>> Start
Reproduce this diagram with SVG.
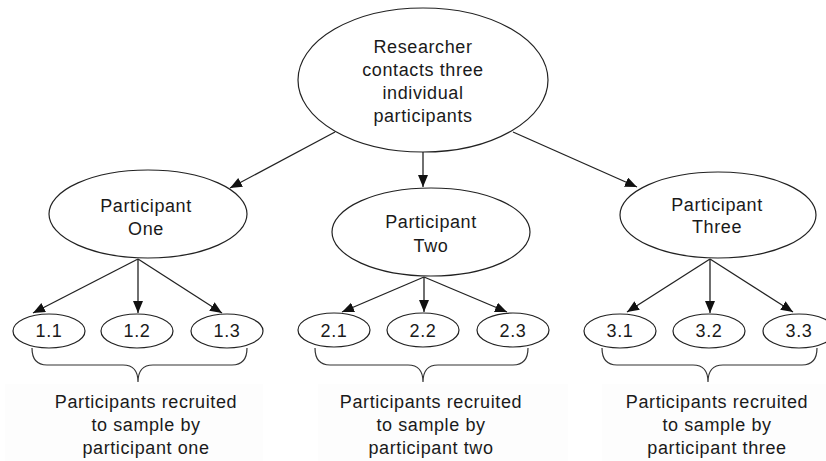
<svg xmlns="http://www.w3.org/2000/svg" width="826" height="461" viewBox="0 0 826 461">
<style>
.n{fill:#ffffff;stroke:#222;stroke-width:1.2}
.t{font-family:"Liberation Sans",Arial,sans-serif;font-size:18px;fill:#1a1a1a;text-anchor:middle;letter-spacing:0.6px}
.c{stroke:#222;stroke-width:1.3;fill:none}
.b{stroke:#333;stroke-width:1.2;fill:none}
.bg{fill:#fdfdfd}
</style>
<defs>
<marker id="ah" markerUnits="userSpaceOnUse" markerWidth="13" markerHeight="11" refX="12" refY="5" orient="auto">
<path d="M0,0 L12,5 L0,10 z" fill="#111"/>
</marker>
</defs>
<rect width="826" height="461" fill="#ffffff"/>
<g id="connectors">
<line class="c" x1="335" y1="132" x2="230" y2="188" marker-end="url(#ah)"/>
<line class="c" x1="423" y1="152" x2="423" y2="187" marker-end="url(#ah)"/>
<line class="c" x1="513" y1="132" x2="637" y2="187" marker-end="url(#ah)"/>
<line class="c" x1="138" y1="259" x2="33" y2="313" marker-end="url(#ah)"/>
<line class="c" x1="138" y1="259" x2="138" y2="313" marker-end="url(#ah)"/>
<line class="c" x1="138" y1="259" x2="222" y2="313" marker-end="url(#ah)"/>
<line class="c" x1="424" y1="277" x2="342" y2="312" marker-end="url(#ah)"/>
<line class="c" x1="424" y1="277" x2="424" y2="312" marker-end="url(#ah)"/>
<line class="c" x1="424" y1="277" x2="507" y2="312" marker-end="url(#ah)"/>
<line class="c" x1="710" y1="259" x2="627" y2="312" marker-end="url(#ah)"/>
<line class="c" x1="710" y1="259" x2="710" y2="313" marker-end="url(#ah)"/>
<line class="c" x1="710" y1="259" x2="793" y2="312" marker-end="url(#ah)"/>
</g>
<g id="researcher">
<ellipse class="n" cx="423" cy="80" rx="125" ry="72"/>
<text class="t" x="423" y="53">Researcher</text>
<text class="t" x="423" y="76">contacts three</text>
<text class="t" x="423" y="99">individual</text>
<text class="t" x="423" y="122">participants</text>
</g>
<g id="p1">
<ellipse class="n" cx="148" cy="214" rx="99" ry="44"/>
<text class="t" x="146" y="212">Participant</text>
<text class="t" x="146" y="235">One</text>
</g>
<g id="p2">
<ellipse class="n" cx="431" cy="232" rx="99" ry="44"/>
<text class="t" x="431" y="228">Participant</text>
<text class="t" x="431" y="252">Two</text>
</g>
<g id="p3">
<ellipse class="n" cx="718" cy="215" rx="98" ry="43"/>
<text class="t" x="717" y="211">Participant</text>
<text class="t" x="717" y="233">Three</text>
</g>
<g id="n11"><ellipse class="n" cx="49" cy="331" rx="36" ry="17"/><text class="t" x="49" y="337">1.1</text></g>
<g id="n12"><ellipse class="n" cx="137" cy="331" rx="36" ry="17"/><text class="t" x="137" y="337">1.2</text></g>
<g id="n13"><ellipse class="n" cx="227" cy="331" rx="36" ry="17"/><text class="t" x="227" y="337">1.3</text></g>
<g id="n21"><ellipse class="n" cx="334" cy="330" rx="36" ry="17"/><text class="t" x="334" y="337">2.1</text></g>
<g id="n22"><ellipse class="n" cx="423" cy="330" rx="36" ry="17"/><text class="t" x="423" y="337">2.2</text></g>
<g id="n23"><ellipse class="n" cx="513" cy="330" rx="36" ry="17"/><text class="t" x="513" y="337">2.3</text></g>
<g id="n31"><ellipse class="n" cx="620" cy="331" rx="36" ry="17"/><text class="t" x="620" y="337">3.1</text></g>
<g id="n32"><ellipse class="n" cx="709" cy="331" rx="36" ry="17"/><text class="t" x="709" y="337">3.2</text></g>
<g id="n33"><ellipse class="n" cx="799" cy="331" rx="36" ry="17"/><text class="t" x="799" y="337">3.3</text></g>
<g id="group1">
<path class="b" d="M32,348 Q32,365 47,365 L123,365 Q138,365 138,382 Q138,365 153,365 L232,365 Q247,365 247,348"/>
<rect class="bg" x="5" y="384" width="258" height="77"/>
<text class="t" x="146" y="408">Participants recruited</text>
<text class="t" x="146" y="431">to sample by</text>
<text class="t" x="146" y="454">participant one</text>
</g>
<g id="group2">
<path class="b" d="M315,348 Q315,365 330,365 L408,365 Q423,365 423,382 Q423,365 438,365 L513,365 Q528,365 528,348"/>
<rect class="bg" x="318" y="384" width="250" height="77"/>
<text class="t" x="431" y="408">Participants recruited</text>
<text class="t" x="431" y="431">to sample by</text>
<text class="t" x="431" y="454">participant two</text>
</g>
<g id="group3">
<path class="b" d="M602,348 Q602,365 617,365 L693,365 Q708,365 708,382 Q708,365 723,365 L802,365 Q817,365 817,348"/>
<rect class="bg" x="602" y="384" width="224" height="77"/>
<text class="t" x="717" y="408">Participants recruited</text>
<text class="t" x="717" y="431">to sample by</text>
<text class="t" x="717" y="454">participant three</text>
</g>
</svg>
>> End
Instructions to follow →
Please write out all the data again word for word, but not the pictures.

Written response →
Reproduce this diagram with SVG.
<svg xmlns="http://www.w3.org/2000/svg" width="826" height="461" viewBox="0 0 826 461">
<style>
.n{fill:#ffffff;stroke:#222;stroke-width:1.2}
.t{font-family:"Liberation Sans",Arial,sans-serif;font-size:18px;fill:#1a1a1a;text-anchor:middle;letter-spacing:0.6px}
.c{stroke:#222;stroke-width:1.3;fill:none}
.b{stroke:#333;stroke-width:1.2;fill:none}
.bg{fill:#fdfdfd}
</style>
<defs>
<marker id="ah" markerUnits="userSpaceOnUse" markerWidth="13" markerHeight="11" refX="12" refY="5" orient="auto">
<path d="M0,0 L12,5 L0,10 z" fill="#111"/>
</marker>
</defs>
<rect width="826" height="461" fill="#ffffff"/>
<g id="connectors">
<line class="c" x1="335" y1="132" x2="230" y2="188" marker-end="url(#ah)"/>
<line class="c" x1="423" y1="152" x2="423" y2="187" marker-end="url(#ah)"/>
<line class="c" x1="513" y1="132" x2="637" y2="187" marker-end="url(#ah)"/>
<line class="c" x1="138" y1="259" x2="33" y2="313" marker-end="url(#ah)"/>
<line class="c" x1="138" y1="259" x2="138" y2="313" marker-end="url(#ah)"/>
<line class="c" x1="138" y1="259" x2="222" y2="313" marker-end="url(#ah)"/>
<line class="c" x1="424" y1="277" x2="342" y2="312" marker-end="url(#ah)"/>
<line class="c" x1="424" y1="277" x2="424" y2="312" marker-end="url(#ah)"/>
<line class="c" x1="424" y1="277" x2="507" y2="312" marker-end="url(#ah)"/>
<line class="c" x1="710" y1="259" x2="627" y2="312" marker-end="url(#ah)"/>
<line class="c" x1="710" y1="259" x2="710" y2="313" marker-end="url(#ah)"/>
<line class="c" x1="710" y1="259" x2="793" y2="312" marker-end="url(#ah)"/>
</g>
<g id="researcher">
<ellipse class="n" cx="423" cy="80" rx="125" ry="72"/>
<text class="t" x="423" y="53">Researcher</text>
<text class="t" x="423" y="76">contacts three</text>
<text class="t" x="423" y="99">individual</text>
<text class="t" x="423" y="122">participants</text>
</g>
<g id="p1">
<ellipse class="n" cx="148" cy="214" rx="99" ry="44"/>
<text class="t" x="146" y="212">Participant</text>
<text class="t" x="146" y="235">One</text>
</g>
<g id="p2">
<ellipse class="n" cx="431" cy="232" rx="99" ry="44"/>
<text class="t" x="431" y="228">Participant</text>
<text class="t" x="431" y="252">Two</text>
</g>
<g id="p3">
<ellipse class="n" cx="718" cy="215" rx="98" ry="43"/>
<text class="t" x="717" y="211">Participant</text>
<text class="t" x="717" y="233">Three</text>
</g>
<g id="n11"><ellipse class="n" cx="49" cy="331" rx="36" ry="17"/><text class="t" x="49" y="337">1.1</text></g>
<g id="n12"><ellipse class="n" cx="137" cy="331" rx="36" ry="17"/><text class="t" x="137" y="337">1.2</text></g>
<g id="n13"><ellipse class="n" cx="227" cy="331" rx="36" ry="17"/><text class="t" x="227" y="337">1.3</text></g>
<g id="n21"><ellipse class="n" cx="334" cy="330" rx="36" ry="17"/><text class="t" x="334" y="337">2.1</text></g>
<g id="n22"><ellipse class="n" cx="423" cy="330" rx="36" ry="17"/><text class="t" x="423" y="337">2.2</text></g>
<g id="n23"><ellipse class="n" cx="513" cy="330" rx="36" ry="17"/><text class="t" x="513" y="337">2.3</text></g>
<g id="n31"><ellipse class="n" cx="620" cy="331" rx="36" ry="17"/><text class="t" x="620" y="337">3.1</text></g>
<g id="n32"><ellipse class="n" cx="709" cy="331" rx="36" ry="17"/><text class="t" x="709" y="337">3.2</text></g>
<g id="n33"><ellipse class="n" cx="799" cy="331" rx="36" ry="17"/><text class="t" x="799" y="337">3.3</text></g>
<g id="group1">
<path class="b" d="M32,348 Q32,365 47,365 L123,365 Q138,365 138,382 Q138,365 153,365 L232,365 Q247,365 247,348"/>
<rect class="bg" x="5" y="384" width="258" height="77"/>
<text class="t" x="146" y="408">Participants recruited</text>
<text class="t" x="146" y="431">to sample by</text>
<text class="t" x="146" y="454">participant one</text>
</g>
<g id="group2">
<path class="b" d="M315,348 Q315,365 330,365 L408,365 Q423,365 423,382 Q423,365 438,365 L513,365 Q528,365 528,348"/>
<rect class="bg" x="318" y="384" width="250" height="77"/>
<text class="t" x="431" y="408">Participants recruited</text>
<text class="t" x="431" y="431">to sample by</text>
<text class="t" x="431" y="454">participant two</text>
</g>
<g id="group3">
<path class="b" d="M602,348 Q602,365 617,365 L693,365 Q708,365 708,382 Q708,365 723,365 L802,365 Q817,365 817,348"/>
<rect class="bg" x="602" y="384" width="224" height="77"/>
<text class="t" x="717" y="408">Participants recruited</text>
<text class="t" x="717" y="431">to sample by</text>
<text class="t" x="717" y="454">participant three</text>
</g>
</svg>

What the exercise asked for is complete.